Thursday, July 08, 2010

News on Future Capital Gains Tax Possibilities

Found this on the Washington Wire Today. Who knows exactly what is coming down the pike!

By John D. McKinnon
Treasury Secretary Tim Geithner offered a glimmer of hope to investors who are facing huge tax increases on capital gains and dividends next January.

In a CNBC interview late Wednesday, Geithner said the Obama administration still hopes to hold the top tax rate on both capital gains and dividends to 20% next year – the level the White House has been proposing since taking office.

Of course, a 20% rate would represent a big increase over the current 15%. But it’s a lot better than the 39.6% top rate for dividends that congressional Democrats have signaled they were planning next year for higher earners.

“This is good news for people who worry about dividends, because it reinforces the administration’s commitment to 20%,” said Clint Stretch of Deloitte Tax LLP.
The tax changes are happening as the Bush-era tax cuts expire at the end of this year.

Congress currently is planning to extend most of the Bush breaks – particularly those for middle-income earners – for some period, perhaps only a year or two. But budget rules that lawmakers passed earlier this year anticipated the Bush-era breaks for higher income earners would expire immediately. That would mean the tax on dividends for higher earners would return to the pre-Bush ordinary income rate. That rate is expected to rise to 39.6% next year.

However, there are growing worries among Democrats that their plans to allow taxes to rise substantially for higher earners will create drag on the recovery, and particularly on financial markets. That appears to be opening the possibility that some of their severest tax increases will be put off, at least for a bit longer.
“There’s…real concern about what would happen in the markets” if dividend rates went as high as 39.6%,” Stretch said. Given the fragile state of the economy, lawmakers “are not in the mood to experiment with the markets.”

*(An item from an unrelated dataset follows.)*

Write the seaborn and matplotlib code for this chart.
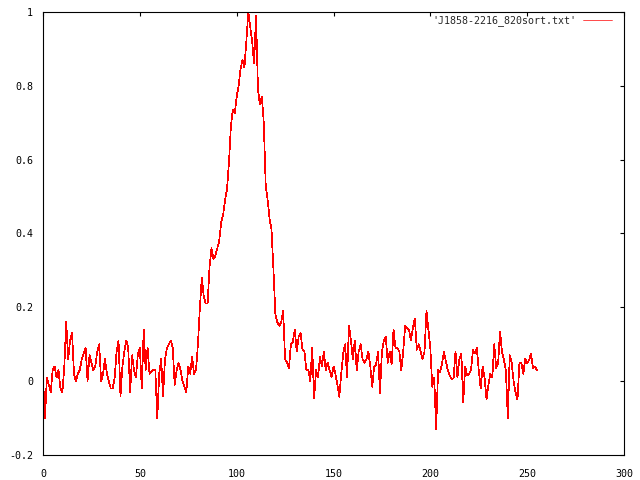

Ironically, another factor working in favor of higher earners is the growing public concern over deficits. That’s leading Democrats to consider the short-term extension of the Bush-era breaks for the middle class, instead of the permanent extension that everyone was discussing a year ago. If the middle-class breaks are extended for only a year or two, that could make room for higher earners to catch a few breaks, too.